Posted by FactReal on July 29, 2011

Via Investor’s Business Daily
President Obama does not care much about deficits — other than worrying that big debt might matter in his re-election campaign.

In his first three budgets, Obama borrowed nearly $5 trillion. Currently, the government is borrowing about 45% of everything it spends. Obama’s projected 10-year plan would add nearly $10 trillion to existing U.S. debt.

This spring he proposed the largest annual deficit in U.S. peacetime history, which is why his $3.7 trillion budget for 2012 was rejected in the Senate by a 97-0 vote.

In other words, under Obama, the government during the last three years has borrowed on average about $4 billion each day. That staggering sum is far in excess of the $1.6 billion per day during the eight-year tenure of George W. Bush, who until Obama’s presidency had borrowed more than any peacetime president.

Apparently in Obama’s worldview there are advantages to deficits that explain his fondness for unprecedented borrowing. In Keynesian terms, massive government red ink is supposed to foster economic prosperity by creating goods and services that a purportedly less-efficient private sector cannot.

The administration certainly has added an additional 100,000 federal jobs and expanded food stamps to nearly 50 million recipients — and in the process enlarged the pool of potentially grateful constituents.
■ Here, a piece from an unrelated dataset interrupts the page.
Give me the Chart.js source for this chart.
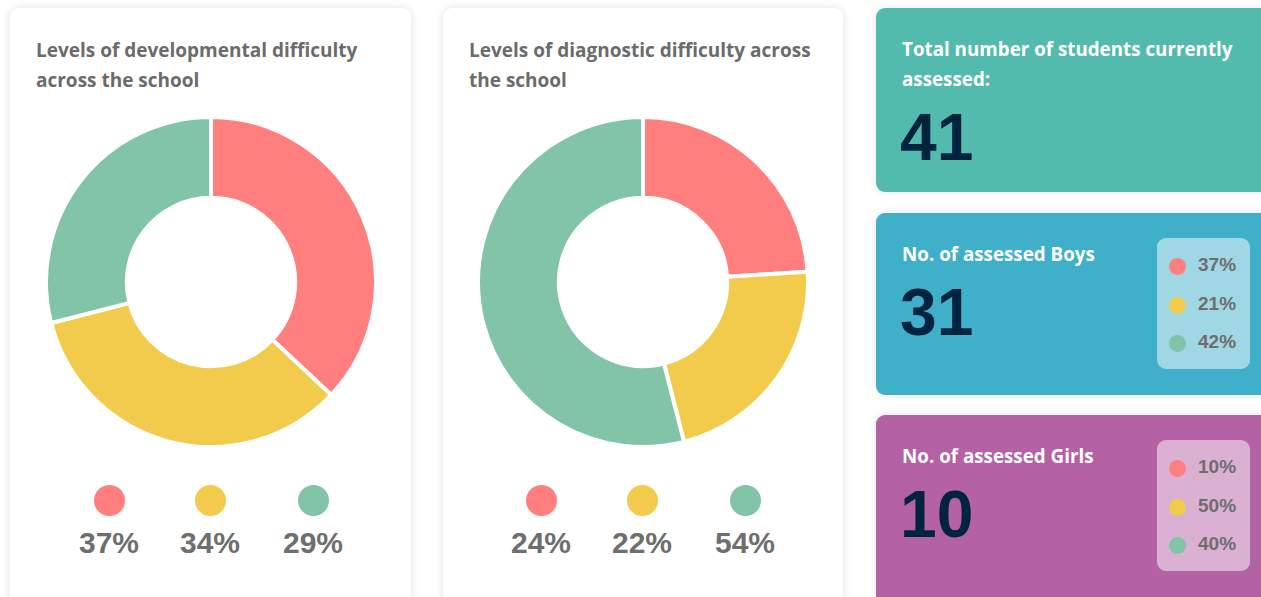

This belief in the superior wisdom of the state explains why almost all the Cabinet secretaries in the Obama administration came out of state or federal government, not from private enterprise.

Massive deficits not only empower more federal hiring and entitlements, but at some point lead to higher taxes. […]

Higher taxes to Obama are not necessarily bad if they serve to redistribute income from the affluent to the less well off — a sort of “spread the wealth” government way of addressing the supposedly inherent unfairness of private-sector compensation. […]

The megaborrowing also did not lead to the robust economic recovery of the cyclical sort that usually follows a steep recession. Unemployment is still at 9.2%. GDP remains anemic. Energy prices are still sky-high. The housing market continues to be depressed. Consumer and business confidence is flat. […]

So opposition to the president’s budget proposals amounts to more than just a know-nothing rant about no taxes, period. The unease reflects genuine puzzlement — and, yes, anger — over a president addicted to debt, who suddenly wants to preach to others about their responsibility to pay back what he once so zealously advocated that we should borrow.